We started looking into what networks were on the fileserver, I'm sure you recognize a few of them.
We were investigating whether or not this specific fileserver might be overloaded due to popular projects when something else popped up. Joe from Librato pointed us to some really awkward behavior we were seeing in system resource usage on the server. Something that we weren't managing with Librato really grew out of control during the times we saw service interruptions and high load.
Memory grew linearly from around 3PM PST the day before until 5am where it maxed out and eventually lead to the box swapping itself to death.
You can also see the virtual memory follow a similar trend here.
With this information we were able to quickly identify that the git-http service that's running on the fs servers was not under Librato's policy management. We've been slowly pushing more and more people to use git-http by default and we hadn't experienced such a spike in traffic as we've seen over the past few days. We put git-http into a Librato container and we had to wait for Thursday morning to really test it.

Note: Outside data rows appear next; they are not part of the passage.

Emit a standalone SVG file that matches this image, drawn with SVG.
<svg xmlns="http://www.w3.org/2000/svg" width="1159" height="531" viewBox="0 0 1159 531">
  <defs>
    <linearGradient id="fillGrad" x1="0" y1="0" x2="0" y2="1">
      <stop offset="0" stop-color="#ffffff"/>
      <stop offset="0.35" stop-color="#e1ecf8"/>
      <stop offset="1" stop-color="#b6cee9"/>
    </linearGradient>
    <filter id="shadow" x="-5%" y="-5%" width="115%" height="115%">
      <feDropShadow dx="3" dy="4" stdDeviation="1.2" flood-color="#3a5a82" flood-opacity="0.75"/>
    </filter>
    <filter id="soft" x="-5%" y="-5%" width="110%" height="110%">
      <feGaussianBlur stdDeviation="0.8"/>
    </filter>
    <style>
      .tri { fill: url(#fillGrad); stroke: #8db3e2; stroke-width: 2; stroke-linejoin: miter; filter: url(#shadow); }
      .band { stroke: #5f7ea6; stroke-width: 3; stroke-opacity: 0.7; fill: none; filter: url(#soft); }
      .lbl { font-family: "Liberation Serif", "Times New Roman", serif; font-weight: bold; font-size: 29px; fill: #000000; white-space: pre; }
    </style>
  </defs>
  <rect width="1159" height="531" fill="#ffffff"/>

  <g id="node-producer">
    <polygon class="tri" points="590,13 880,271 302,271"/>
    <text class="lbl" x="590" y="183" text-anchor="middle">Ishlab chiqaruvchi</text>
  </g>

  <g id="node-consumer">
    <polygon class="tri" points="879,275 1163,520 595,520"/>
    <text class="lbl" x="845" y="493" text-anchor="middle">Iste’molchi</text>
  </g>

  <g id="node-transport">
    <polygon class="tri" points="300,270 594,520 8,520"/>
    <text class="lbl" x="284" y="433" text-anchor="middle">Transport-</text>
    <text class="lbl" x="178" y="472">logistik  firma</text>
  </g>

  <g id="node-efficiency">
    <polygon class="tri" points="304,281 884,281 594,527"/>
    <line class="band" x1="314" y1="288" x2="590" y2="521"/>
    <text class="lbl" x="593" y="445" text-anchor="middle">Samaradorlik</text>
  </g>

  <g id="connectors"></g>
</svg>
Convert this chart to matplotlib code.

This morning went smoothly. Librato kept all of our git-http processes in check despite another morning of enormous git-http traffic. We're excited to get back to work on making GitHub better, not keeping GitHub running. We're really sorry for any inconvenience our users experienced due to the insanity over the past few days. We hope this run down of the events gives our users some insight into how we handle problems. Having metrics around as many things as possible really helped us identify a difficult problem to diagnose.
A big thanks go out to Saj from Anchor for waking up in the middle of the night for three days straight to help us out with systems issues. Thanks to Joseph Ruscio for the Librato insight that revealed the real fix.